According to BroadChain, on April 17, Bitcoinist reported that Nic Carter, founding partner of Castle Island Ventures, pointed out that as the industry transitions to post-quantum cryptography, Bitcoin faces three possible paths: freezing vulnerable early tokens, maintaining the status quo and accepting the consequences, or avoiding protocol-level confiscation through a legal "salvage" process.
Carter believes that if Bitcoin eventually deprecates elliptic curve signatures and relevant quantum computers emerge, approximately 1.7 million BTC from early pay-to-public-key outputs could be at risk of exposure. He posted on platform X, stating that discussions on quantum risk have shifted from a fringe concern to an engineering and governance issue for Bitcoin itself.

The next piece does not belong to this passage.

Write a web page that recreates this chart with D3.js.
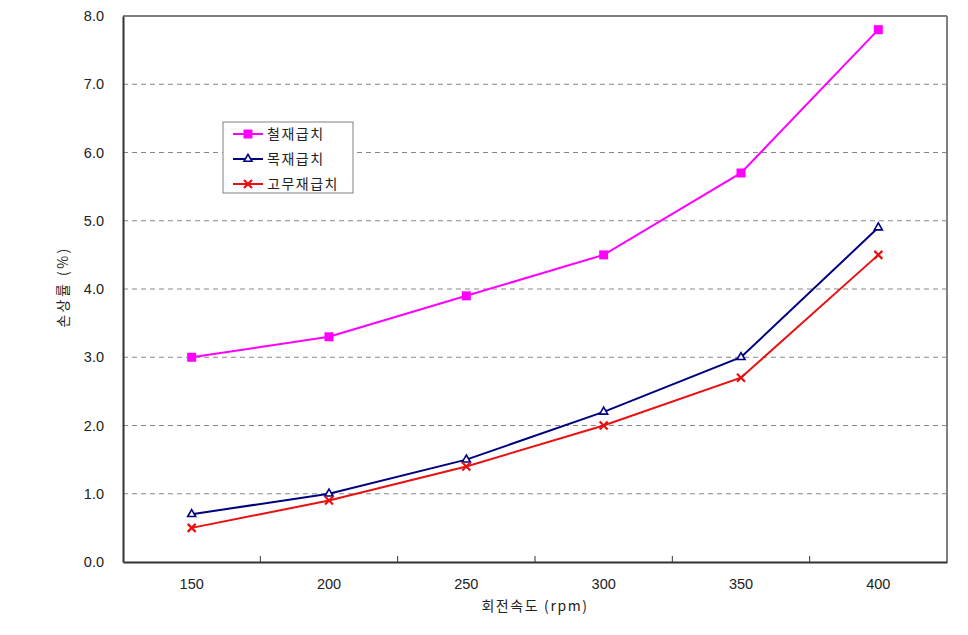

Carter anticipates that the upgrade path will go through a soft fork transition phase, ultimately completely disabling traditional signatures like ECDSA. However, the core challenge lies in how to handle unmigrated tokens. He believes the market has formed two major camps: institutional parties advocate freezing non-migrated tokens to mitigate risks, while Bitcoin purists view any freezing as a fundamental violation of the system's principles.
Carter noted that due to changes in market structure (increased proportion of corporate entities, ETF issuers, and custodial institutions), the likelihood of the freezing camp prevailing is higher than many expect. However, he personally favors a third option: authorized by U.S. courts, leading quantum companies (such as Google or IBM) could legally recover vulnerable tokens as neutral custodians.
Carter ranks the options, considering legal salvage as the best outcome, freezing as the second best, and the non-freezing option far behind. As of the time of writing, Bitcoin is trading at $74,795.